After discovering that his first wife had a very serious drinking problem, Severinsen also came to the realization he, too, had an issue.
“One of the things that was difficult for me was the fact that I wasn’t lying in a gutter someplace,” he said. But “everybody has their own personal bottom.”
Recognizing it was the first step. And then there was only one way up after reaching his personal bottom. Severinsen quit drinking and started going to Alcoholics Anonymous meetings. He has remained sober for over 60 years.
Never walk on stage without wearing a suit (or at least something fancy)!
During a studio recording with Severinsen, fellow trumpet legend Chris Botti revealed an anecdote from the first time he met his trumpet hero.
“You may not remember this, but in 2002, we chatted, and you said, ‘Chris, I’ve been following your career. You’re doing great. Do me, and yourself a favor, and never walk on stage without wearing a suit,'” Botti told Severinsen.
Severinsen couldn’t remember saying that to Botti and suggested maybe he was kidding. But even if not a suit, Severinsen always made sure to stand out with his clothes on stage.

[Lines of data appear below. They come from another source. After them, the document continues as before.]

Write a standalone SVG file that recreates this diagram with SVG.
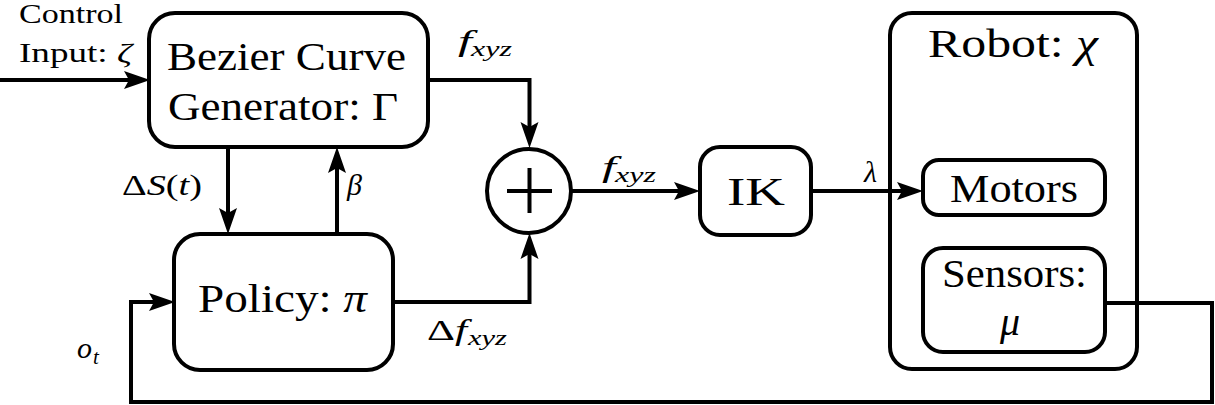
<svg xmlns="http://www.w3.org/2000/svg" width="1215" height="405" viewBox="0 0 1215 405">
<style>
.box{fill:#fff;stroke:#000;stroke-width:4}
.ln{fill:none;stroke:#000;stroke-width:4}
.t{font-family:"Liberation Serif","Times New Roman",serif;fill:#000}
.big{font-size:40px}
.lab{font-size:30px}
.sm{font-size:28px}
.sub{font-size:21px;font-style:italic}
.it{font-style:italic}
</style>
<defs>
<marker id="ah" markerUnits="userSpaceOnUse" viewBox="0 0 26 20" markerWidth="26" markerHeight="20" refX="16" refY="10" orient="auto">
<path d="M0,1 L26,10 L0,19 L5,10 Z" fill="#000"/>
</marker>
</defs>
<rect width="1215" height="405" fill="#fff"/>

<g id="robot">
<rect class="box" x="890" y="13" width="247" height="356" rx="22"/>
<text class="t big" x="928" y="57" textLength="170" lengthAdjust="spacingAndGlyphs">Robot: <tspan class="it">χ</tspan></text>
</g>
<g id="motors">
<rect class="box" x="923" y="160" width="182" height="55" rx="16"/>
<text class="t big" x="950" y="202" textLength="128" lengthAdjust="spacingAndGlyphs">Motors</text>
</g>
<g id="sensors">
<rect class="box" x="923" y="248" width="182" height="104" rx="20"/>
<text class="t big" x="942" y="287" textLength="145" lengthAdjust="spacingAndGlyphs">Sensors:</text>
<text class="t big it" x="1010" y="335" text-anchor="middle">μ</text>
</g>

<g id="bezier">
<rect class="box" x="149" y="13" width="279" height="134" rx="26"/>
<text class="t big" x="167" y="70" textLength="239" lengthAdjust="spacingAndGlyphs">Bezier Curve</text>
<text class="t big" x="168" y="120" textLength="230" lengthAdjust="spacingAndGlyphs">Generator: Γ</text>
</g>
<g id="policy">
<rect class="box" x="174" y="234" width="219" height="136" rx="26"/>
<text class="t big" x="198" y="312" textLength="169" lengthAdjust="spacingAndGlyphs">Policy: <tspan class="it">π</tspan></text>
</g>
<g id="sum">
<circle class="box" cx="529" cy="191" r="42"/>
<path class="ln" d="M507,191 H552 M529.5,168 V213"/>
</g>
<g id="ik">
<rect class="box" x="700" y="147" width="111" height="88" rx="20"/>
<text class="t big" x="756" y="205" text-anchor="middle" textLength="58" lengthAdjust="spacingAndGlyphs">IK</text>
</g>

<g id="connectors">
<path class="ln" d="M0,80 H140" marker-end="url(#ah)"/>
<path class="ln" d="M428,80 H529.5 V138" marker-end="url(#ah)"/>
<path class="ln" d="M228,147 V224" marker-end="url(#ah)"/>
<path class="ln" d="M337,234 V157" marker-end="url(#ah)"/>
<path class="ln" d="M393,302 H529.5 V243" marker-end="url(#ah)"/>
<path class="ln" d="M571,191 H690" marker-end="url(#ah)"/>
<path class="ln" d="M811,191 H913" marker-end="url(#ah)"/>
<path class="ln" d="M1105,303 H1212 V402 H131 V302 H165" marker-end="url(#ah)"/>
</g>

<g id="labels">
<text class="t sm" x="19" y="23" textLength="104" lengthAdjust="spacingAndGlyphs">Control</text>
<text class="t sm" x="19" y="62" textLength="113" lengthAdjust="spacingAndGlyphs">Input: <tspan class="it">ζ</tspan></text>
<text class="t lab" x="122" y="195" textLength="80" lengthAdjust="spacingAndGlyphs">Δ<tspan class="it">S</tspan>(<tspan class="it">t</tspan>)</text>
<text class="t lab it" x="347" y="195">β</text>
<text class="t lab it" x="458" y="51" textLength="14" lengthAdjust="spacingAndGlyphs">f</text>
<text class="t sub" x="471" y="56" textLength="41" lengthAdjust="spacingAndGlyphs">xyz</text>
<text class="t lab it" x="602" y="177" textLength="14" lengthAdjust="spacingAndGlyphs">f</text>
<text class="t sub" x="615" y="182" textLength="41" lengthAdjust="spacingAndGlyphs">xyz</text>
<text class="t lab" x="427" y="340" textLength="40" lengthAdjust="spacingAndGlyphs">Δ<tspan class="it">f</tspan></text>
<text class="t sub" x="468" y="345" textLength="39" lengthAdjust="spacingAndGlyphs">xyz</text>
<text class="t lab it" x="864" y="182">λ</text>
<text class="t lab it" x="77" y="358">o</text>
<text class="t sub" x="93" y="364">t</text>
</g>
</svg>
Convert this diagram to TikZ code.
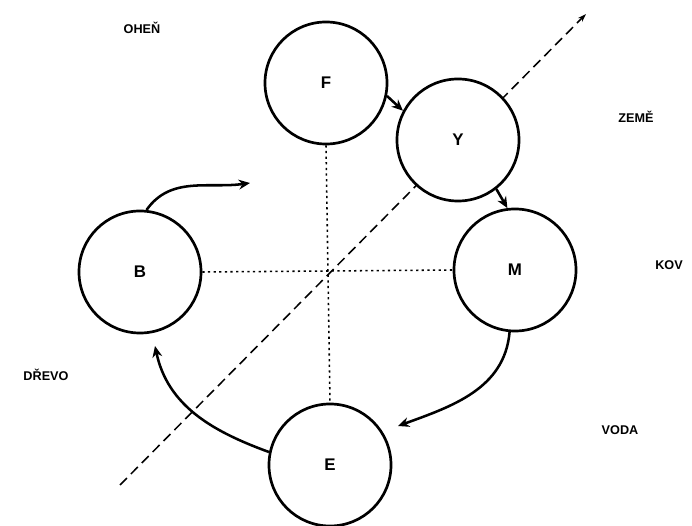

He was known for his very special outfit choices on “The Tonight Show” that provided a frequent source of banter and jokes between him and Carson.
Botti later gushed about Severinsen during an interview for the documentary, saying that Severinsen is the “Michael Jordan” of trumpet players.
It’s never too late.
Severinsen’s commitment to his instrument and the new strides he makes with his music, even in his ninth decade, proves that it’s never too late to do what you love.
“Any mere mortal would say, ‘That’s enough of that, and I’m gonna sit in a rocking chair and just take it easy,’ but not this guy,” said “Tonight Show” producer Jeff Sotzing.
Despite a health scare or two, Severinsen is still touring, playing gigs, and teaching the next generation of trumpet players.
“Part of the commitment to being a professional is, when you learn something special, you pass it on,” he said. “I am not going to go quietly into the night.”
And in speaking about his newest relationship with fellow trumpet player Cathy Leach, Severinsen also made a profound observation that also pretty much sums up his philosophy on his career and life.
“You stand a pretty good chance of making the same mistakes again, until you just get too damn old for it to matter anymore, and then just say, ‘Oh, the hell with it. It’s too late now.’ It’s never too late. Never too late,” he said.